Mr. John Wood, shipbuilder, purchased a mast piece from P., G. & Co., but in the dressing it was found to be rotten, so Mr. Wood demanded a reduction of the price, but Mr. Gilmour replied: 'Your eye was your merchant, had you found a diamond in it you would not have brought it to me.'

In 1874 I saw a quantity of teak timber in the West India Dock, London, marked Ann Rankin. Captain John McArthur who was Master of the A. R. on that voyage, told me that he brought that timber home a great many years previous to that date.

No doubt you are aware that John Laird & Sons were P., G. & Co.'s agents at Port Glasgow from the time they (P., G. & Co.) commenced business until they retired. J. L. & S. not only acted as their agents, but took charge of and measured all their imports. They were also joiners, block-makers, and blacksmiths, and as such did all the necessary repairs to the ships in these branches, and further provided all the outfit in these departments for the new ships built at Quebec, including the iron knees, breasthooks, etc. etc.

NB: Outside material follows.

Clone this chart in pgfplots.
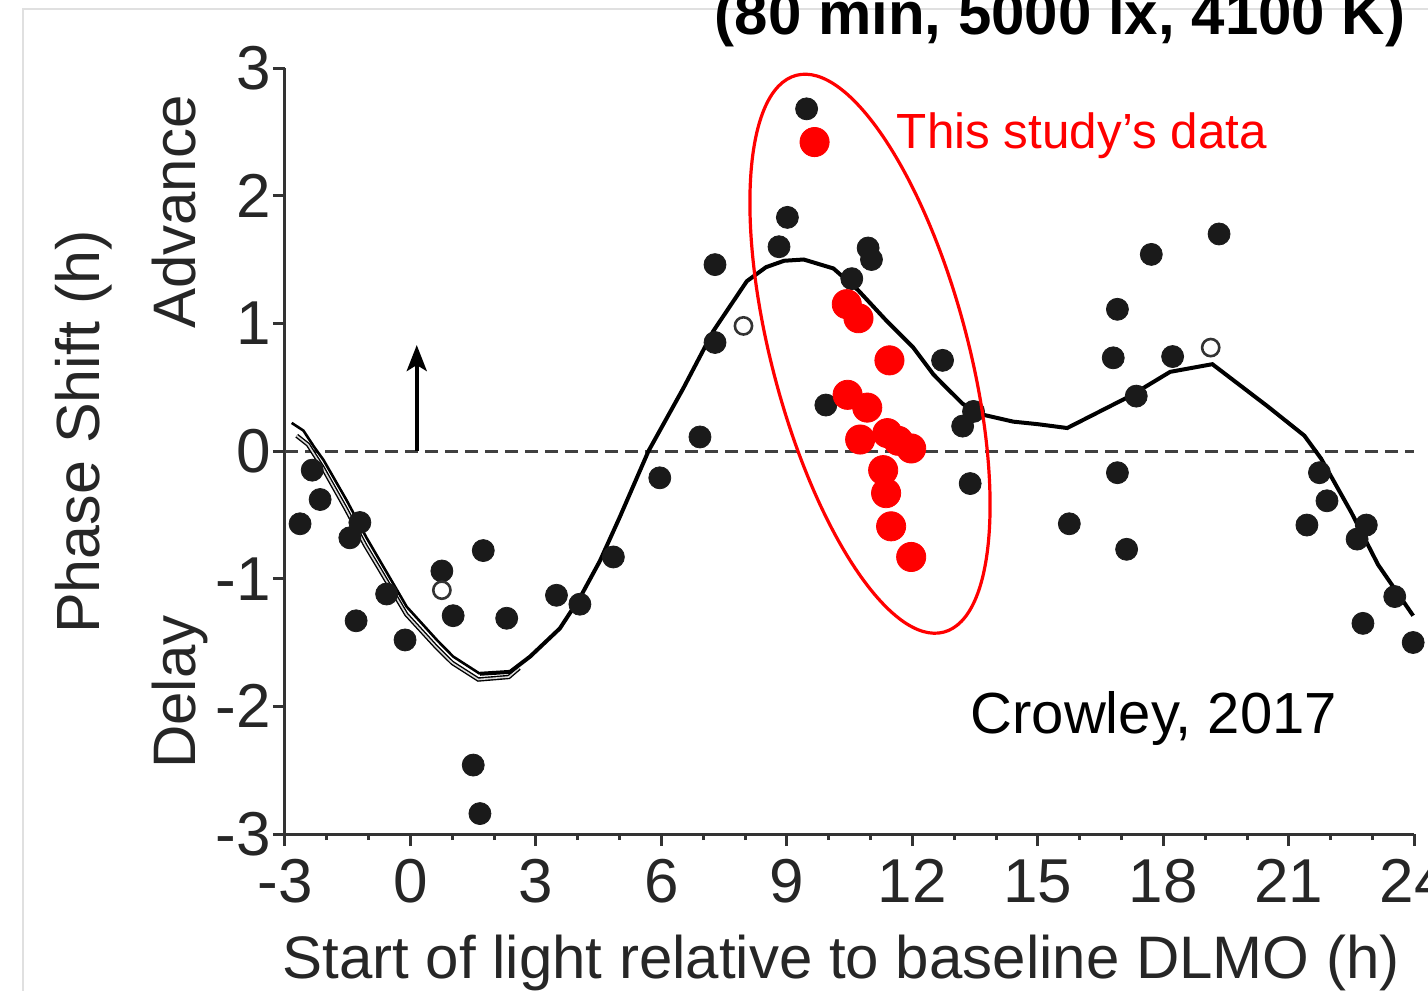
\documentclass[border=0pt]{standalone}
\usepackage{fontspec}
\setmainfont{Liberation Sans}
\usepackage{pgfplots}
\pgfplotsset{compat=1.18}
\usetikzlibrary{arrows.meta}
\definecolor{dotblk}{HTML}{1A1A1A}
\definecolor{axgray}{HTML}{333333}
\definecolor{framegray}{HTML}{E0E0E0}
\definecolor{studyred}{HTML}{FF0000}

\begin{document}
\begin{tikzpicture}
\useasboundingbox (-142.5pt,-78.5pt) rectangle (571.5pt,417pt);
\clip (-142.5pt,-78.5pt) rectangle (571.5pt,417pt);
\draw[framegray, line width=1pt] (-131pt,-78.5pt) -- (-131pt,412.5pt) -- (571.5pt,412.5pt);
\begin{axis}[
  at={(0,0)}, anchor=south west,
  width=564.7pt, height=383pt, scale only axis,
  xmin=-3, xmax=24, ymin=-3, ymax=3,
  axis lines*=left,
  axis line style={axgray, line width=1.5pt},
  xtick={-3,0,3,6,9,12,15,18,21,24},
  xticklabels={-3,0,3,6,9,12,15,18,21,24},
  minor x tick num=2,
  ytick={-3,-2,-1,0,1,2,3},
  yticklabels={-3,-2,-1,0,1,2,3},
  tick align=outside, tick pos=left,
  major tick length=6pt, minor tick length=3pt,
  every tick/.style={axgray, line width=1.5pt},
  tick label style={font=\fontsize{31}{36}\selectfont, text=black!85, inner sep=1pt},
  xticklabel style={yshift=-5.5pt},
  clip=false,
]
% zero line
\addplot[black!75, line width=1.5pt, dash pattern=on 6.5pt off 3.5pt] coordinates {(-3,0) (24,0)};

% published data (filled)
\addplot[only marks, mark=*, mark size=5.5pt, mark options={fill=dotblk, draw=dotblk}] coordinates {
  (-2.64,-0.57) (-2.35,-0.15) (-2.16,-0.38) (-1.45,-0.68) (-1.21,-0.56)
  (-1.30,-1.33) (-0.57,-1.12) (-0.13,-1.48) (0.75,-0.94) (1.02,-1.29)
  (1.74,-0.78) (2.30,-1.31) (3.49,-1.13) (4.05,-1.20) (4.85,-0.83)
  (1.50,-2.46) (1.66,-2.84) (5.96,-0.21) (6.92,0.11) (7.28,0.85)
  (7.28,1.46) (8.81,1.60) (9.01,1.83) (9.47,2.68) (9.93,0.36)
  (10.55,1.35) (10.94,1.59) (11.02,1.50) (12.72,0.71) (13.20,0.195)
  (13.46,0.31) (13.38,-0.255) (15.75,-0.57) (16.90,1.11) (16.80,0.73)
  (17.35,0.43) (16.90,-0.17) (17.12,-0.77) (17.71,1.54) (18.22,0.74)
  (19.33,1.70) (21.43,-0.58) (21.73,-0.17) (21.91,-0.39) (22.63,-0.69)
  (22.85,-0.58) (22.77,-1.35) (23.53,-1.14) (23.97,-1.50)
};
% published data (open)
\addplot[only marks, mark=o, mark size=4.3pt, mark options={draw=black!80, line width=1.3pt}] coordinates {
  (0.75,-1.09) (7.96,0.98) (19.13,0.81)
};

% lower fitted curve (left part)
\addplot[black, line width=2.2pt] coordinates {
  (-2.72,0.12) (-2.45,0.05) (-2.10,-0.13) (-1.55,-0.45) (-1.08,-0.74)
  (-0.75,-0.92) (-0.10,-1.28) (0.60,-1.53) (1.00,-1.66) (1.62,-1.79)
  (2.35,-1.77) (2.60,-1.70)
};
\addplot[gray!30, line width=0.8pt] coordinates {
  (-2.72,0.12) (-2.45,0.05) (-2.10,-0.13) (-1.55,-0.45) (-1.08,-0.74)
  (-0.75,-0.92) (-0.10,-1.28) (0.60,-1.53) (1.00,-1.66) (1.62,-1.79)
  (2.35,-1.77) (2.60,-1.70)
};

% main fitted curve
\addplot[black, line width=1.3pt] coordinates {
  (-2.84,0.22) (-2.56,0.16) (-2.30,0.03) (-2.08,-0.07) (-1.52,-0.39)
  (-1.05,-0.68) (-0.73,-0.86) (-0.09,-1.22) (0.63,-1.48) (1.02,-1.61)
  (1.66,-1.745)
};
\addplot[black, line width=2pt] coordinates {
  (1.66,-1.745) (2.38,-1.73) (2.86,-1.61) (3.57,-1.39) (4.05,-1.15)
  (4.53,-0.86) (5.00,-0.52) (5.69,0.00) (6.52,0.49) (7.24,0.94)
  (8.04,1.33) (8.50,1.44) (8.93,1.49) (9.40,1.50) (10.11,1.43)
  (10.70,1.26) (11.38,1.02) (12.02,0.81) (12.50,0.60) (12.74,0.52)
  (13.20,0.37) (13.61,0.29) (14.41,0.23) (15.00,0.21) (15.70,0.18)
  (16.00,0.23) (17.20,0.43) (18.16,0.62) (19.17,0.68) (20.49,0.35)
  (21.37,0.12) (21.77,-0.06) (22.49,-0.48) (23.13,-0.89) (23.97,-1.29)
};

% this study's data
\addplot[only marks, mark=*, mark size=7.3pt, mark options={fill=studyred, draw=studyred}] coordinates {
  (9.66,2.42) (10.43,1.15) (10.71,1.04) (11.45,0.71) (10.45,0.44)
  (10.92,0.34) (10.75,0.09) (11.40,0.14) (11.66,0.08) (11.97,0.02)
  (11.30,-0.15) (11.37,-0.33) (11.49,-0.59) (11.97,-0.83)
};

\draw[black, line width=2pt, -{Stealth[length=13pt, width=10pt, inset=3pt]}]
  (axis cs:0.15,0) -- (axis cs:0.15,0.83);

\coordinate (ec) at (axis cs:10.985,0.762);
\node[anchor=base, text=studyred, font=\fontsize{24.7}{30}\selectfont] at (axis cs:16.05,2.367) {This study’s data};
\node[anchor=base, font=\fontsize{29}{34}\selectfont] at (axis cs:17.77,-2.21) {Crowley, 2017};
\end{axis}

\begin{scope}[shift={(ec)}, rotate=14.85]
  \draw[studyred, line width=1.6pt] (0,0) ellipse [x radius=49pt, y radius=144pt];
\end{scope}

\node[anchor=base, font=\bfseries\fontsize{30}{36}\selectfont] at (387.5pt,399.5pt) {(80 min, 5000 lx, 4100 K)};
\node[anchor=base, text=black!85, font=\fontsize{30}{36}\selectfont] at (278pt,-72pt) {Start of light relative to baseline DLMO (h)};
\node[anchor=base, rotate=90, text=black!85, font=\fontsize{30.5}{36}\selectfont] at (-92.5pt,201pt) {Phase Shift (h)};
\node[anchor=base, rotate=90, text=black!85, font=\fontsize{30}{36}\selectfont] at (-44.5pt,311pt) {Advance};
\node[anchor=base, rotate=90, text=black!85, font=\fontsize{30}{36}\selectfont] at (-44.5pt,71pt) {Delay};
\end{tikzpicture}
\end{document}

I knew Mr. Allan Gilmour senior by sight only. He was a man over the average height, strong and muscular, bronze complexion, carried his head well forward, with a purpose and determination in his looks. He took long steps and walked quick.

I now occupy J. Laird & Sons' old office, and am writing this in the room where Mr. Allan Gilmour transacted his business when in Port Glasgow.

ROBERT DAVIE.

Port Glasgow,
30th December, 1909.
(Written in his 83rd year—a fine bold hand).